Hacker News new | ask | show | jobs
by jkukul 1112 days ago
For most applications, packaging all the data and submitting it to OpenAI won't be feasible due to the limited token window size.

I think the most common design pattern nowadays goes like this:

1. Chunk all your data (e.g. per paragraph of content)

2. Generate an embedding for each chunk

3. Index embeddings in a vector database

4. When a query comes in, find chunks relevant to the query (based on embeddings similarity) and ONLY send the relevant chunks + query to a LLM to formulate the answer

Quickly glancing through the repository from this post, I can see that it also follows this pattern. It uses OpenAI's embedding API for 2. and Pinecone DB for 3.

2 comments

I've seen this described as the common approach and argued for it but with my limited knowledge I have difficulties countering the argument that it would be best to just finetune the model with your own data.

I don't think it is as much the context window size because you would chunk your data anyways. I think the counter argument is either that finetuning is limited by the risk of overfitting and catastrophic forgetting or cost prohibitive. I think it is more of the former. Am I on the right track with this arguments?

Another point to consider is probably the vector DB contains an exact version of your data you get that as a result whereas the model will only be able answer vaguely or by paraphrasing.

In contrast, What’s the flow for training or fine tuning your own model
Once I dug in to the fine-tuning APIs [1] I realized that the phrase "training the model on your docs" often doesn't make sense for the use case people are trying to solve. You provide hundreds of input examples and tell the model how it should complete those prompts. Fine-tuning has a lot of use cases, but "keeping the LLM generally grounded in the facts of my website" is not one of them.

[1] https://platform.openai.com/docs/guides/fine-tuning/prepare-...

Fine-tuning has a lot of use cases, but "keeping the LLM generally grounded in the facts of my website" is not one of them.

Yes, that's what everyone says and it makes total sense to me. I'm looking for (technical, but not too technical) arguments why it is not possible.

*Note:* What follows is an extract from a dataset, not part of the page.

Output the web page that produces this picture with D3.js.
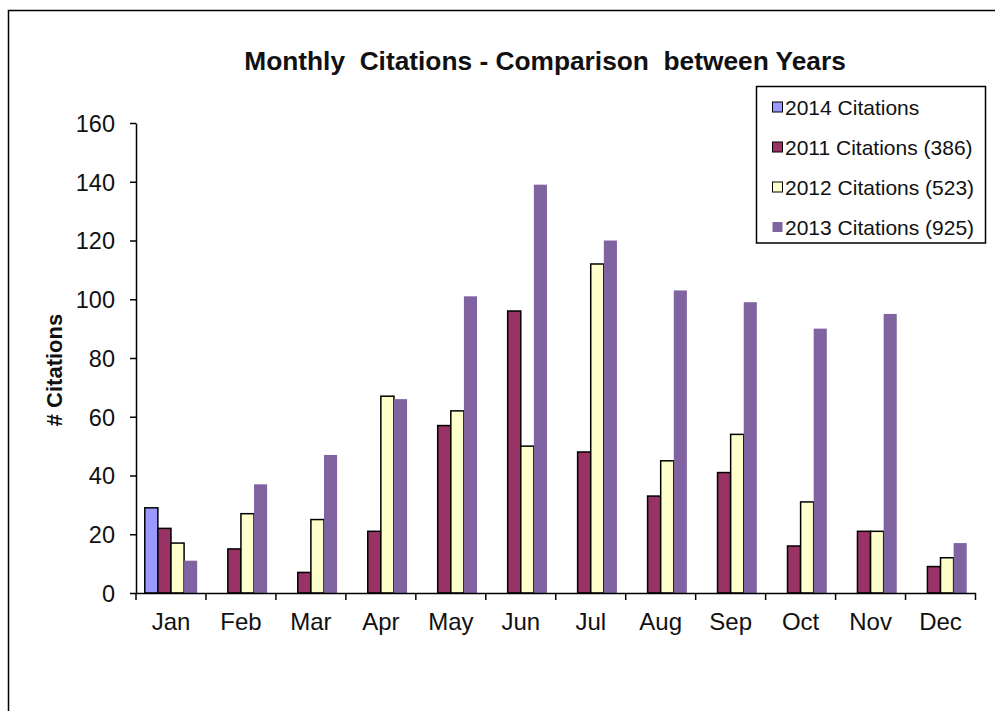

There I'm not so much interested in the "grounded in the facts of my website" point but more in the similar "take the data from my large private knowledge base into consideration" point.

In other words I don't want to restrict the knowledge the model has or the answers it gives. I want to add a considerable amount of my own knowledge. This seems not to be possible without training from scratch. The question is "Why?"

Thank you for this.
If you are interested in this approach, I found there are good examples using LangChain, so it's a good keyword to search for.